My goodness...I cannot believe some of those comments. "You're only having a funeral to get sympathy" ARE YOU KIDDING ME?? Someone actually said that??

I've heard some doozies myself - one mother who lost her 2 year old son was told at the viewing "At least you won't have to toilet train him." And a family friend who lost her 19 year old was told "At least you won't have to plan a 21st party." I'm still shocked about that one.

I think often people have the best intentions and don't mean to say the wrong thing, but some of those comments go above and beyond the awkwardness of not knowing what to say...some of those were downright cruel.

Liz and Crystal do you mind if I share this post with some other moms who have lost children? I think you have shared some great points that might help them also.

Liz said...

Marie you are more than welcome to share our post. As each day passes we learn more and more about the lonely road grief can be. Most people just don't know what to say that is true. But then others are just mean or simply don't think and of course a lot of it comes from nerves and not knowing what to say. I have heard another woman say they were told how lucky they were to be spared toilet training too! That parent would give everything they have to have that child back to toilet train or for their 21st birthday party. The Sympathy coment was not made to Crystal but to another mother of a SIDS baby. She was at her daughters funeral when someone in the pew behind her leaned forward and whispered that into her ear. Like I said in the post there are SO many more coments we have heard by people that are really shocking.

Marie said...

Thanks Liz, I know a few moms who have experienced the same insensitivity and I will share your thoughts with them, I know they will relate.

I guess the people who say "At least..." are desperately trying to find a positive in such a terrible situation. But honestly, as a nanny I have toilet trained dozens of kids and it's nothing so it's a ridiculous thing to say. I think the only "at least" that helps at all is "at least they will be spared the pain of this world." Not really a consolation but perhaps there is some comfort in knowing Sage will never feel pain, have a broken heart, or suffer loss.

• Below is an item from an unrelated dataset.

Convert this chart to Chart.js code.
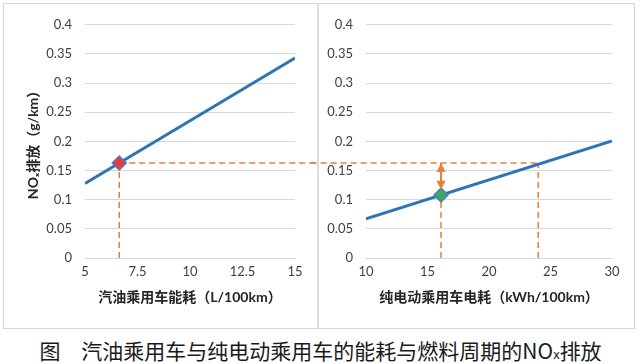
<!DOCTYPE html>
<html>
<head>
<meta charset="utf-8">
<script src="https://cdn.jsdelivr.net/npm/chart.js@4.4.1/dist/chart.umd.min.js"></script>
<style>
  body { margin: 0; background: #fff; }
  #wrap { position: relative; width: 641px; height: 364px; overflow: hidden; }
  #frame { position: absolute; left: 3px; top: 3px; width: 630px; height: 324px; border: 1px solid #d6d6d6; }
  #divider { position: absolute; left: 317px; top: 3px; width: 2px; height: 326px; background: #dcdcdc; }
  #c1 { position: absolute; left: 4px; top: 4px; }
  #c2 { position: absolute; left: 310px; top: 4px; }
  #caption { position: absolute; left: 0; top: 337px; width: 641px; text-align: center;
             font: 21px 'Noto Sans CJK SC', sans-serif; color: #1a1a1a; line-height: 26px; }
  #caption small { font-size: 13px; }
</style>
</head>
<body>
<div id="wrap">
  <div id="frame"></div>
  <div id="divider"></div>
  <canvas id="c1" width="313" height="323"></canvas>
  <canvas id="c2" width="324" height="323"></canvas>
  <div id="caption">图　汽油乘用车与纯电动乘用车的能耗与燃料周期的NO<small>x</small>排放</div>
</div>
<script>
// values
const gasolineX = [5, 15];              // L/100km
const gasolineNOx = [0.128, 0.343];     // g/km
const evX = [10, 30];                   // kWh/100km
const evNOx = [0.067, 0.201];

const gasolineTicks = [5, 7.5, 10, 12.5, 15];
const evTicks = [10, 15, 20, 25, 30];
const noxTicks = [0, 0.05, 0.1, 0.15, 0.2, 0.25, 0.3, 0.35, 0.4];

const gasolinePoint = { x: 6.63, y: 0.163 };
const evPoint = { x: 16.1, y: 0.108 };
const evSameNOx = 24;                   // EV consumption giving the same NOx as the gasoline car
const arrowNOx = [0.117, 0.163];        // bottom / top of the double arrow
const dashReachLeft = 16.1;             // horizontal guide runs past the left panel edge...
const dashReachRight = 5.5;             // ...and starts before the right panel axis

const blue = '#2E75B6';
const orange = '#ED7D31';
const fontFamily = "Lato, 'Noto Sans CJK SC', sans-serif";

const arrowHeads = {
  id: 'arrowHeads',
  afterDatasetsDraw(chart) {
    const ctx = chart.ctx;
    chart.data.datasets.forEach((ds, i) => {
      if (!ds.arrowBoth) return;
      const pts = chart.getDatasetMeta(i).data;
      ctx.save();
      ctx.fillStyle = ds.borderColor;
      [[pts[0], pts[1]], [pts[1], pts[0]]].forEach(([tip, from]) => {
        const a = Math.atan2(tip.y - from.y, tip.x - from.x);
        const len = 9, half = 4.5;
        ctx.beginPath();
        ctx.moveTo(tip.x, tip.y);
        ctx.lineTo(tip.x - len * Math.cos(a) + half * Math.sin(a), tip.y - len * Math.sin(a) - half * Math.cos(a));
        ctx.lineTo(tip.x - len * Math.cos(a) - half * Math.sin(a), tip.y - len * Math.sin(a) + half * Math.cos(a));
        ctx.closePath();
        ctx.fill();
      });
      ctx.restore();
    });
  }
};

function dashed(points, clip) {
  return {
    data: points, borderColor: orange, borderWidth: 1.5, borderDash: [6, 4],
    pointRadius: 0, fill: false, order: 3, clip: clip === false ? false : undefined
  };
}

function options(xMin, xMax, xTicks, xTitle, yWidth, yTitle) {
  return {
    responsive: false,
    animation: false,
    layout: { padding: { top: 15, right: 22, left: 0, bottom: 0 } },
    plugins: { legend: { display: false }, tooltip: { enabled: false } },
    scales: {
      x: {
        type: 'linear', min: xMin, max: xMax,
        afterBuildTicks: s => { s.ticks = xTicks.map(v => ({ value: v })); },
        afterFit: s => { s.height = 69; },
        grid: { display: false, drawTicks: false },
        border: { display: true, color: '#d9d9d9', width: 1 },
        ticks: { padding: 6, color: '#404040', font: { family: fontFamily, size: 13 }, maxRotation: 0,
                 callback: v => String(v) },
        title: { display: true, text: xTitle, color: '#262626', padding: { top: 0, bottom: 21 },
                 font: { family: fontFamily, size: 14, weight: 'bold' } }
      },
      y: {
        min: 0, max: 0.4,
        afterBuildTicks: s => { s.ticks = noxTicks.map(v => ({ value: v })); },
        afterFit: s => { s.width = yWidth; },
        grid: { color: '#d9d9d9', drawTicks: false },
        border: { display: false },
        ticks: { padding: 13, color: '#404040', font: { family: fontFamily, size: 13 },
                 callback: v => String(v) },
        title: { display: !!yTitle, text: yTitle || '', color: '#262626', padding: { top: 21, bottom: 0 },
                 font: { family: fontFamily, size: 14, weight: 'bold' } }
      }
    }
  };
}

new Chart(document.getElementById('c1'), {
  type: 'line',
  data: {
    datasets: [
      { data: [gasolinePoint], showLine: false, pointStyle: 'rectRot', pointRadius: 7,
        backgroundColor: '#F2392F', borderColor: '#4A7CC7', borderWidth: 1.5, order: 0 },
      { data: gasolineX.map((x, i) => ({ x, y: gasolineNOx[i] })), borderColor: blue,
        borderWidth: 3, pointRadius: 0, order: 1 },
      dashed([{ x: gasolinePoint.x, y: 0 }, { x: gasolinePoint.x, y: gasolinePoint.y }]),
      dashed([{ x: gasolinePoint.x, y: gasolinePoint.y }, { x: dashReachLeft, y: gasolinePoint.y }], false)
    ]
  },
  options: options(5, 15, gasolineTicks, '汽油乘用车能耗（L/100km）', 81, 'NOₓ排放（g/km）'),
  plugins: [arrowHeads]
});

new Chart(document.getElementById('c2'), {
  type: 'line',
  data: {
    datasets: [
      { data: [evPoint], showLine: false, pointStyle: 'rectRot', pointRadius: 7,
        backgroundColor: '#3BAA57', borderColor: '#4A7CC7', borderWidth: 1.5, order: 0 },
      { data: evX.map((x, i) => ({ x, y: evNOx[i] })), borderColor: blue,
        borderWidth: 3, pointRadius: 0, order: 1 },
      { data: arrowNOx.map(y => ({ x: evPoint.x, y })), borderColor: orange, borderWidth: 2,
        pointRadius: 0, arrowBoth: true, order: 2 },
      dashed([{ x: evPoint.x, y: 0 }, { x: evPoint.x, y: evPoint.y }]),
      dashed([{ x: evSameNOx, y: 0 }, { x: evSameNOx, y: gasolinePoint.y }]),
      dashed([{ x: dashReachRight, y: gasolinePoint.y }, { x: evSameNOx, y: gasolinePoint.y }], false)
    ]
  },
  options: options(10, 30, evTicks, '纯电动乘用车电耗（kWh/100km）', 56, null),
  plugins: [arrowHeads]
});
</script>
</body>
</html>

As for the ones who ignore Crystal...it must be so painful for her but I don't think they intend to be cruel. I think they are just SO afraid of being one of the people who blurts out "At least you don't have to toilet train." So they turn away in panic. Or they are just so afraid to make her cry. I do hope those people read this site and think twice before ignoring Crystal again. Just say hello and tell her you've been thinking of her! Invite her for a coffee!